╔══
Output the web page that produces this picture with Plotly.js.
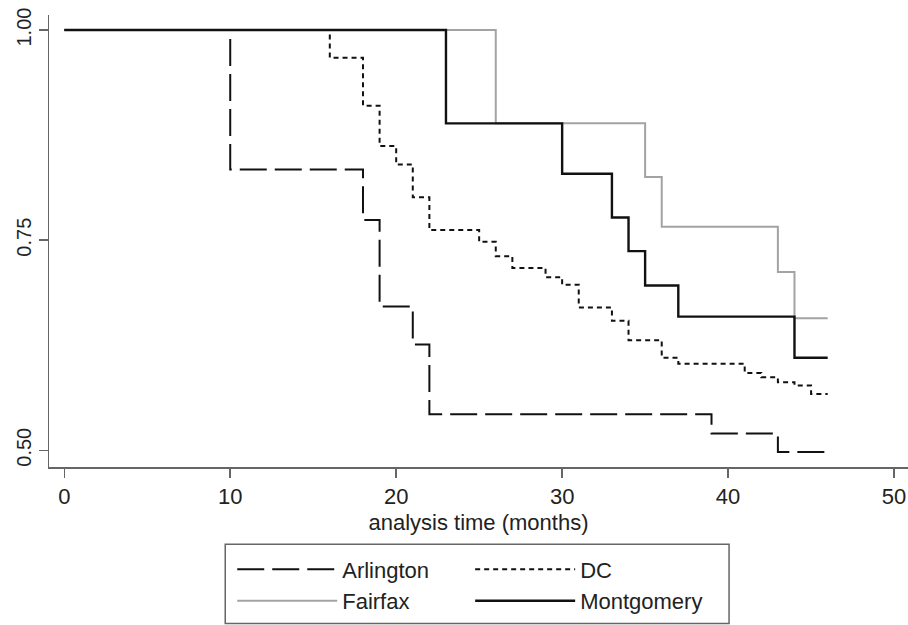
<!DOCTYPE html>
<html>
<head>
<meta charset="utf-8">
<script src="https://cdn.plot.ly/plotly-3.0.1.min.js"></script>
<style>html,body{margin:0;padding:0;background:#fff;}#chart{width:908px;height:625px;}</style>
</head>
<body>
<div id="chart"></div>
<script>
// Kaplan-Meier survival estimates
const arlingtonTime = [0, 10, 18, 19, 21, 22, 39, 43, 46];
const arlingtonSurv = [1, 0.834, 0.774, 0.671, 0.626, 0.543, 0.520, 0.498, 0.498];

const dcTime = [0, 16, 18, 19, 20, 21, 22, 25, 26, 27, 29, 30, 31, 33, 34, 36, 37, 41, 42, 43, 44, 45, 46];
const dcSurv = [1, 0.967, 0.910, 0.862, 0.840, 0.801, 0.762, 0.748, 0.731, 0.717, 0.706, 0.697, 0.670, 0.654, 0.631, 0.610, 0.603, 0.592, 0.587, 0.581, 0.577, 0.567, 0.567];

const fairfaxTime = [0, 26, 35, 36, 43, 44, 46];
const fairfaxSurv = [1, 0.889, 0.825, 0.766, 0.712, 0.657, 0.657];

const montgomeryTime = [0, 23, 30, 33, 34, 35, 37, 44, 46];
const montgomerySurv = [1, 0.889, 0.829, 0.777, 0.737, 0.696, 0.659, 0.610, 0.610];

const xTicks = [0, 10, 20, 30, 40, 50];
const yTicks = [0.5, 0.75, 1.0];
const yTickLabels = ['0.50', '0.75', '1.00'];

const FONT = 'Liberation Sans, Arial, Helvetica, sans-serif';

const traces = [
  {x: arlingtonTime, y: arlingtonSurv, name: 'Arlington', mode: 'lines', legend: 'legend',
   line: {shape: 'hv', color: '#111', width: 2, dash: '27px,8px'}},
  {x: dcTime, y: dcSurv, name: 'DC', mode: 'lines', legend: 'legend2',
   line: {shape: 'hv', color: '#111', width: 2, dash: '5px,4px'}},
  {x: fairfaxTime, y: fairfaxSurv, name: 'Fairfax', mode: 'lines', legend: 'legend',
   line: {shape: 'hv', color: '#a3a3a3', width: 2}},
  {x: montgomeryTime, y: montgomerySurv, name: 'Montgomery', mode: 'lines', legend: 'legend2',
   line: {shape: 'hv', color: '#111', width: 2.4}}
];

const W = 908, H = 625;
const L = 48.7, R = 0, T = 15, B = 158.3;
const pw = W - L - R, ph = H - T - B;
const px2x = p => (p - L) / pw;
const py2y = p => (H - B - p) / ph;

const legendCommon = {
  orientation: 'v', xanchor: 'left', yanchor: 'top',
  bgcolor: 'rgba(0,0,0,0)', borderwidth: 0,
  font: {family: FONT, size: 22, color: '#222'},
  itemwidth: 100, tracegroupgap: 0
};

const layout = {
  width: W, height: H,
  margin: {l: L, r: R, t: T, b: B, pad: 0},
  paper_bgcolor: '#fff', plot_bgcolor: '#fff',
  font: {family: FONT, color: '#222'},
  showlegend: true,
  xaxis: {
    range: [-0.92, 50.84], tickvals: xTicks, showgrid: false, zeroline: false,
    showline: true, linecolor: '#666', linewidth: 1.5,
    ticks: 'outside', ticklen: 9, tickwidth: 1.5, tickcolor: '#666',
    tickfont: {family: FONT, size: 22, color: '#222'},
    title: {text: 'analysis time (months)', font: {family: FONT, size: 22, color: '#222'}, standoff: 6}
  },
  yaxis: {
    range: [0.4801, 1.0179], tickvals: yTicks, ticktext: yTickLabels, showgrid: false, zeroline: false,
    showline: true, linecolor: '#666', linewidth: 1.5,
    ticks: 'outside', ticklen: 9, tickwidth: 1.5, tickcolor: '#666', tickangle: -90,
    tickfont: {family: FONT, size: 20, color: '#222'}
  },
  legend: Object.assign({}, legendCommon, {x: px2x(232), y: py2y(548)}),
  legend2: Object.assign({}, legendCommon, {x: px2x(470), y: py2y(548)}),
  shapes: [{
    type: 'rect', xref: 'paper', yref: 'paper',
    x0: px2x(225), x1: px2x(729), y0: py2y(623), y1: py2y(544),
    line: {color: '#666', width: 1.5}, fillcolor: 'rgba(0,0,0,0)'
  }]
};

Plotly.newPlot('chart', traces, layout, {displayModeBar: false, staticPlot: true});
</script>
</body>
</html>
╚══
=== Stated task ===
Copy out the listing exactly as it stands, but not the pictures.

=== Result of this task ===
Output the web page that produces this picture with Plotly.js.
<!DOCTYPE html>
<html>
<head>
<meta charset="utf-8">
<script src="https://cdn.plot.ly/plotly-3.0.1.min.js"></script>
<style>html,body{margin:0;padding:0;background:#fff;}#chart{width:908px;height:625px;}</style>
</head>
<body>
<div id="chart"></div>
<script>
// Kaplan-Meier survival estimates
const arlingtonTime = [0, 10, 18, 19, 21, 22, 39, 43, 46];
const arlingtonSurv = [1, 0.834, 0.774, 0.671, 0.626, 0.543, 0.520, 0.498, 0.498];

const dcTime = [0, 16, 18, 19, 20, 21, 22, 25, 26, 27, 29, 30, 31, 33, 34, 36, 37, 41, 42, 43, 44, 45, 46];
const dcSurv = [1, 0.967, 0.910, 0.862, 0.840, 0.801, 0.762, 0.748, 0.731, 0.717, 0.706, 0.697, 0.670, 0.654, 0.631, 0.610, 0.603, 0.592, 0.587, 0.581, 0.577, 0.567, 0.567];

const fairfaxTime = [0, 26, 35, 36, 43, 44, 46];
const fairfaxSurv = [1, 0.889, 0.825, 0.766, 0.712, 0.657, 0.657];

const montgomeryTime = [0, 23, 30, 33, 34, 35, 37, 44, 46];
const montgomerySurv = [1, 0.889, 0.829, 0.777, 0.737, 0.696, 0.659, 0.610, 0.610];

const xTicks = [0, 10, 20, 30, 40, 50];
const yTicks = [0.5, 0.75, 1.0];
const yTickLabels = ['0.50', '0.75', '1.00'];

const FONT = 'Liberation Sans, Arial, Helvetica, sans-serif';

const traces = [
  {x: arlingtonTime, y: arlingtonSurv, name: 'Arlington', mode: 'lines', legend: 'legend',
   line: {shape: 'hv', color: '#111', width: 2, dash: '27px,8px'}},
  {x: dcTime, y: dcSurv, name: 'DC', mode: 'lines', legend: 'legend2',
   line: {shape: 'hv', color: '#111', width: 2, dash: '5px,4px'}},
  {x: fairfaxTime, y: fairfaxSurv, name: 'Fairfax', mode: 'lines', legend: 'legend',
   line: {shape: 'hv', color: '#a3a3a3', width: 2}},
  {x: montgomeryTime, y: montgomerySurv, name: 'Montgomery', mode: 'lines', legend: 'legend2',
   line: {shape: 'hv', color: '#111', width: 2.4}}
];

const W = 908, H = 625;
const L = 48.7, R = 0, T = 15, B = 158.3;
const pw = W - L - R, ph = H - T - B;
const px2x = p => (p - L) / pw;
const py2y = p => (H - B - p) / ph;

const legendCommon = {
  orientation: 'v', xanchor: 'left', yanchor: 'top',
  bgcolor: 'rgba(0,0,0,0)', borderwidth: 0,
  font: {family: FONT, size: 22, color: '#222'},
  itemwidth: 100, tracegroupgap: 0
};

const layout = {
  width: W, height: H,
  margin: {l: L, r: R, t: T, b: B, pad: 0},
  paper_bgcolor: '#fff', plot_bgcolor: '#fff',
  font: {family: FONT, color: '#222'},
  showlegend: true,
  xaxis: {
    range: [-0.92, 50.84], tickvals: xTicks, showgrid: false, zeroline: false,
    showline: true, linecolor: '#666', linewidth: 1.5,
    ticks: 'outside', ticklen: 9, tickwidth: 1.5, tickcolor: '#666',
    tickfont: {family: FONT, size: 22, color: '#222'},
    title: {text: 'analysis time (months)', font: {family: FONT, size: 22, color: '#222'}, standoff: 6}
  },
  yaxis: {
    range: [0.4801, 1.0179], tickvals: yTicks, ticktext: yTickLabels, showgrid: false, zeroline: false,
    showline: true, linecolor: '#666', linewidth: 1.5,
    ticks: 'outside', ticklen: 9, tickwidth: 1.5, tickcolor: '#666', tickangle: -90,
    tickfont: {family: FONT, size: 20, color: '#222'}
  },
  legend: Object.assign({}, legendCommon, {x: px2x(232), y: py2y(548)}),
  legend2: Object.assign({}, legendCommon, {x: px2x(470), y: py2y(548)}),
  shapes: [{
    type: 'rect', xref: 'paper', yref: 'paper',
    x0: px2x(225), x1: px2x(729), y0: py2y(623), y1: py2y(544),
    line: {color: '#666', width: 1.5}, fillcolor: 'rgba(0,0,0,0)'
  }]
};

Plotly.newPlot('chart', traces, layout, {displayModeBar: false, staticPlot: true});
</script>
</body>
</html>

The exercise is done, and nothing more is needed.